Backed by a $60 million national initiative, researchers at the Yale School of Medicine are making strides toward early diagnosis of Alzheimer’s disease.
As a member of the Alzheimer’s Disease Neuroimaging Initiative, Yale researchers, together with scientists in the United States and Canada, are working toward the development of early-diagnosis tests and biomarkers for Alzheimer’s disease and mild cognitive impairment.
“The rate of atrophy is an important factor in these disorders,” said Dr. Christopher van Dyck ’77, leader of the Yale ADNI site. “The hypothesis is that a structural MRI or a PET scan will be a more sensitive measure of cognitive ability and how it deteriorates over time based on the rate of shrinkage.”
Alzheimer’s, a disorder of the brain characterized by progressive deterioration of a person’s memory and daily functions, afflicts about 4.5 million Americans, according to the Alzheimer’s Association. Mild cognitive impairment is referred to as a mild precursor to Alzheimer’s and mainly affects a person’s memory but leaves the rest of general cognitive activity unaffected. There is currently no cure for either of these disorders. People who are diagnosed with this condition may need In Home Alzheimer’s Care especially those in the advanced stages.
The ADNI is a new consortium of institutions in both the United States and Canada that is creating a database of brain magnetic resonance imaging and positron electron tomography scans of patients with mild Alzheimer’s, mild cognitive impairment and normal cognitive functions. The scanning will measure the rate of atrophy, or shrinkage, of the brain.
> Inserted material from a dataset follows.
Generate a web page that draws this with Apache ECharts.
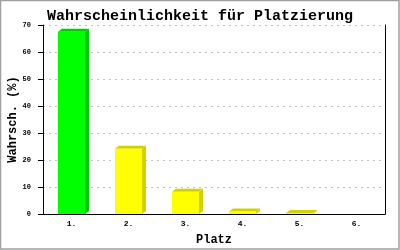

The scans could also aid physicians and researchers in detecting Alzheimer’s and mild cognitive impairment in early stages by providing a reference for comparison in future studies. This will consequently lead to earlier diagnoses, van Dyck said. Early detection benefits the patient because most medications used to treat Alzheimer’s and mild cognitive impairment are most effective in the early stages of the disorder, he said.
In a normal person, the rate of atrophy is relatively small compared to a patient with Alzheimer’s. In a patient with Alzheimer’s, there is significant shrinkage of the entire brain and in particular the hippocampus, the brain’s memory center, van Dyck said.
The database will gather about 800 scans and analyze the atrophy of the studied brains in hopes of finding a correlation between the atrophy and the disease’s progression. The researchers aim to provide a database for future trials of experimental treatments, van Dyck said.
“If a pharmaceutical company wants to research their experimental treatment, they can look at the studies and use them in planning their trial by seeing the rate of atrophy — ultimately designing a study with a drug where they could see the best results at a certain level of shrinkage,” van Dyck said.
Yale is one of 50 member sites of the ADNI, which is headed by researchers at the National Institute of Aging and the University of California at San Francisco and the University of California at San Diego.
“The clinical measures that we have been using up until this point to determine the rate of deterioration of cognitive activity can depend on the patient’s level of fatigue or anxiety; with imaging you do not have those variables,” said Leon Thal, the ADNI principal investigator at UCSD.
Currently, neuropsychological assessment is the most widely used instrument for neurocognitive ability and its deterioration. The introduction of imaging analysis used to differentiate which patients with mild cognitive impairment will progress to Alzheimer’s and how far an Alzheimer’s patient has progressed is relatively new.
Within the field of neuropsychology, there is controversy about whether this initiative’s focus on imaging rather than currently used assessments will be effective.
“The way I see it, is that this is not meant to substitute [for] neuropsychological testing, but it should only be additive in terms of identifying who will progress to [Alzheimer’s] and will only be beneficial to the patient,” said Effie Mitsis, a neuropsychologist working with van Dyck.
A secondary goal of the project is to look further into whether there is a biological marker for dementia and cognitive impairment in the brain.